Apartment owners have a new tool available for refinancing existing projects. Since 1975, HUD would not allow the refinancing of a newly constructed or substantially rehabilitated apartment complex that was built with conventional financing, until after the Project maintained 3-years of sustained occupancy (the “3-Year Rule”).
Yesterday, HUD issued Mortgagee Letter 2020-03 (see here: Mortgagee Letter 20-03 Three Year Waiver) , revising the 3-Year Rule. The last waiver of the 3-Year Rule was from 2009-2013 when HUD responded to the capital market freeze with a temporary waiver of the rule. Applications for refinancing of newly constructed or substantially rehabilitated properties will now be accepted as soon as properties achieve the required Debt Service Coverage Ratio (“DSCR”) for at least one full month. DSCR requirements are typically 1.17 for “market rate” projects, and 1.11 for “Broadly Affordable” projects.

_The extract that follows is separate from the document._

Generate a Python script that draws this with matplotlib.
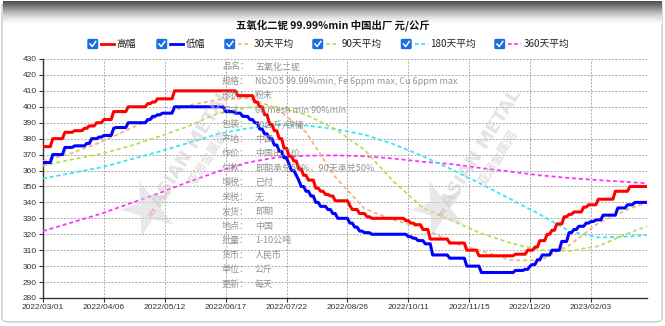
import numpy as np
import matplotlib
matplotlib.use('Agg')
import matplotlib.pyplot as plt
from matplotlib.patches import FancyBboxPatch
from matplotlib.lines import Line2D

plt.rcParams['font.family'] = ['Noto Sans CJK SC', 'DejaVu Sans']

# ---- data ----
title = '五氧化二铌 99.99%min 中国出厂 元/公斤'
tick_dates = ['2022/03/01', '2022/04/06', '2022/05/12', '2022/06/17', '2022/07/22',
              '2022/08/26', '2022/10/11', '2022/11/15', '2022/12/20', '2023/02/03']
n_days = 249
tick_every = 25

# high price, run-length encoded (days held, price)
high_days = [4, 5, 4, 4, 2, 3, 3, 4, 6, 8,
             2, 2, 7, 26, 7, 2, 2, 2, 2, 2,
             2, 2, 2, 2, 2, 2, 3, 2, 2, 2,
             2, 6, 1, 3, 3, 2, 14, 2, 2, 3,
             3, 8, 7, 5, 15, 5, 3, 2, 3, 2,
             2, 3, 2, 2, 4, 2, 4, 7, 6, 8]
high_price = [375, 380, 384, 385, 386.5, 388, 390, 392, 397, 400,
              402, 403, 405, 410, 407, 403, 400, 395, 389, 385,
              380, 374, 369, 366, 361, 357, 354, 349, 347, 345,
              344, 341, 338, 335.5, 333, 331, 330, 328.5, 327, 326,
              323, 317, 314.5, 310, 306.5, 307.5, 310, 312, 316, 320,
              322.5, 326.5, 331, 332.5, 334, 337, 338.5, 342, 347, 350]

# low price, run-length encoded
low_days = [4, 5, 4, 5, 2, 3, 2, 4, 1, 5,
            8, 2, 2, 2, 5, 21, 4, 3, 3, 2,
            2, 2, 2, 2, 2, 2, 2, 1, 2, 1,
            1, 2, 2, 2, 2, 3, 2, 2, 5, 2,
            2, 2, 3, 15, 2, 2, 3, 3, 7, 7,
            6, 14, 4, 2, 1, 2, 2, 4, 4, 3,
            2, 2, 3, 2, 2, 3, 6, 4, 3, 6]
low_price = [365, 370, 374.5, 375.5, 377, 380, 381, 382, 386.5, 387,
             390, 392, 394, 395, 396, 400, 397, 396, 394, 392,
             390, 386, 383, 380, 376, 372, 368, 364, 360, 357,
             354, 350, 347, 344, 340, 337.5, 335.5, 333, 330, 327,
             324.5, 322, 321, 320, 318.5, 317.5, 316, 314, 307, 305,
             300, 296, 297.3, 298, 300, 301, 304, 307, 310, 315.5,
             321, 323, 325, 327, 328, 329, 332, 336.5, 338.5, 340]

# moving averages, read at these day indices
ma_day = [0, 12, 24, 36, 48, 60, 72, 84, 96, 108, 120,
          132, 144, 156, 168, 180, 192, 204, 216, 228, 240, 248]
ma30 = [366, 371, 378, 386.5, 394.5, 401, 404.5, 405.5, 399, 384, 356,
        336, 329, 324, 314.8, 309.5, 303.8, 303.5, 313, 327, 335.5, 340]
ma90 = [363, 367, 370.5, 375.5, 381.5, 388, 396, 399.5, 400, 395, 386,
        373, 353, 336.5, 328.5, 320.5, 314.5, 310, 309.5, 312.5, 320.5, 325]
ma180 = [355, 358.5, 362, 367, 372, 377.5, 383, 386.5, 388.5, 388.3, 386,
         382.5, 376.5, 369, 360.5, 351.5, 342, 332.5, 322, 318, 318.5, 319.5]
ma360 = [322, 327.5, 333, 339.5, 346, 353, 359.5, 365, 368.3, 369.3, 369.5,
         369, 367.5, 365.5, 364, 361.5, 359.3, 357, 355.3, 354, 352.8, 352]

info_keys = ['品名', '规格', '形状', '尺寸', '包装', '产地', '作价', '付款',
             '增税', '关税', '发货', '地点', '批量', '货币', '单位', '更新']
info_vals = ['五氧化二铌', 'Nb2O5 99.99%min, Fe 6ppm max, Cu 6ppm max', '粉末',
             '60 mesh min 90%min', '50公斤/铁桶', '中国', '中国出厂价',
             '即期承兑50%，90天承兑50%', '已付', '无', '即期', '中国', '1-10公吨',
             '人民币', '公斤', '每天']

legend_labels = ['高幅', '低幅', '30天平均', '90天平均', '180天平均', '360天平均']

# ---- figure ----
W, H = 665, 326
fig = plt.figure(figsize=(W / 100, H / 100), dpi=100)

def fx(px):
    return px / W

def fy(py):
    return 1 - py / H

# frame + grey header gradient
frame = FancyBboxPatch((fx(2), fy(322)), fx(660), 320 / H,
                       boxstyle='round,pad=0,rounding_size=0.012',
                       fc='white', ec='#c8c8c8', lw=1.0, transform=fig.transFigure,
                       zorder=-10)
fig.patches.append(frame)
gax = fig.add_axes([fx(3), fy(24), fx(659), 23 / H], zorder=-5)
grad = np.linspace(0, 1, 64).reshape(-1, 1)
gax.imshow(grad, cmap='Greys_r', aspect='auto', vmin=-0.3, vmax=1.0,
           extent=[0, 1, 0, 1])
gax.axis('off')

fig.text(0.5, fy(25), title, ha='center', va='center', fontsize=7.5,
         fontweight='bold', color='#111111')

# ---- main axes ----
ax = fig.add_axes([fx(43), fy(298), fx(647 - 43), (298 - 59) / H])
ax.set_xlim(0, n_days - 1)
ax.set_ylim(280, 430)

days = np.arange(n_days)
high = np.repeat(high_price, high_days)
low = np.repeat(low_price, low_days)

dash = (0, (2.2, 1.6))
ax.plot(ma_day, ma360, color='#ff33ff', lw=1.3, ls=dash, zorder=3)
ax.plot(ma_day, ma180, color='#33e8f0', lw=1.3, ls=dash, zorder=3)
ax.plot(ma_day, ma90, color='#b0e35a', lw=1.3, ls=dash, zorder=3)
ax.plot(ma_day, ma30, color='#f5b478', lw=1.3, ls=dash, zorder=3)
ax.plot(days, low, color='#0000ff', lw=2.2, zorder=4)
ax.plot(days, high, color='#ff0000', lw=2.2, zorder=4)

ax.set_yticks(np.arange(280, 431, 10))
ax.set_xticks(np.arange(len(tick_dates)) * tick_every)
ax.set_xticklabels(tick_dates)
for lab in ax.get_xticklabels() + ax.get_yticklabels():
    lab.set_family(['Liberation Sans', 'DejaVu Sans'])
    lab.set_fontsize(6)
    lab.set_color('#333333')
ax.tick_params(axis='both', length=3, width=0.8, color='#333333', pad=1.5)
ax.grid(True, color='#aaaaaa', lw=0.7, ls=(0, (2, 1.5)))
ax.set_axisbelow(True)
for s in ['top', 'right']:
    ax.spines[s].set_visible(False)
for s in ['left', 'bottom']:
    ax.spines[s].set_color('#333333')
    ax.spines[s].set_linewidth(1.0)
ax.patch.set_alpha(0)

# watermarks
for (wx, wy) in [(150, 210), (440, 210)]:
    fig.text(fx(wx), fy(wy), '★', fontsize=52, color='#d5d5d5', alpha=0.55,
             ha='center', va='center', rotation=20, family=['DejaVu Sans'])
    fig.text(fx(wx + 3), fy(wy + 2), 'AM', fontsize=5, color='#e08080', alpha=0.6,
             ha='center', va='center', rotation=55, family=['DejaVu Sans'])
    fig.text(fx(wx + 42), fy(wy - 62), 'ASIAN METAL', fontsize=13, fontweight='bold',
             color='#cccccc', alpha=0.55, ha='center', va='center', rotation=58,
             family=['DejaVu Sans'])
    fig.text(fx(wx + 58), fy(wy - 52), '亚洲金属网', fontsize=9, fontweight='bold',
             color='#cccccc', alpha=0.55, ha='center', va='center', rotation=58)

# info block
for i, (k, v) in enumerate(zip(info_keys, info_vals)):
    yy = 66.7 + i * 14.5
    fig.text(fx(222), fy(yy), k + '：', fontsize=6.5, color='#888888', va='center', alpha=0.9)
    fig.text(fx(255), fy(yy), v, fontsize=6.5, color='#888888', va='center', alpha=0.9)

# legend
leg_x = [88, 157, 225, 313, 401.5, 495]
leg_style = [('#ff0000', '-', 2.0), ('#0000ff', '-', 2.0),
             ('#f5b478', (0, (2, 1.5)), 1.3), ('#b0e35a', (0, (2, 1.5)), 1.3),
             ('#33e8f0', (0, (2, 1.5)), 1.3), ('#ff33ff', (0, (2, 1.5)), 1.3)]
ly = 44
for x0, lab, (c, ls, lw) in zip(leg_x, legend_labels, leg_style):
    box = FancyBboxPatch((fx(x0), fy(ly + 4.5)), fx(9.5), 9 / H,
                         boxstyle='round,pad=0,rounding_size=0.002',
                         fc='#1a6fe0', ec='#1a6fe0', transform=fig.transFigure)
    fig.patches.append(box)
    fig.lines.append(Line2D([fx(x0 + 2), fx(x0 + 4.2), fx(x0 + 7.8)],
                            [fy(ly), fy(ly + 2.5), fy(ly - 2.5)],
                            color='white', lw=1.1, transform=fig.transFigure))
    fig.lines.append(Line2D([fx(x0 + 13), fx(x0 + 26)], [fy(ly), fy(ly)],
                            color=c, ls=ls, lw=lw, transform=fig.transFigure))
    fig.text(fx(x0 + 28.5), fy(ly), lab, fontsize=7, va='center', color='#222222')

fig.savefig('out.png', dpi=100)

HUD will re-evaluate this waiver 2 years from now, to assess whether the change is achieving its policy objectives and may further modify this waiver at that time. Interest rates on FHA-insured loans are favorably low at the moment, and so this may be a great time to refinance existing projects, improve cashflow with longer amortizations and lower interest rates, and potentially pull out equity for further improvements or investments in other areas.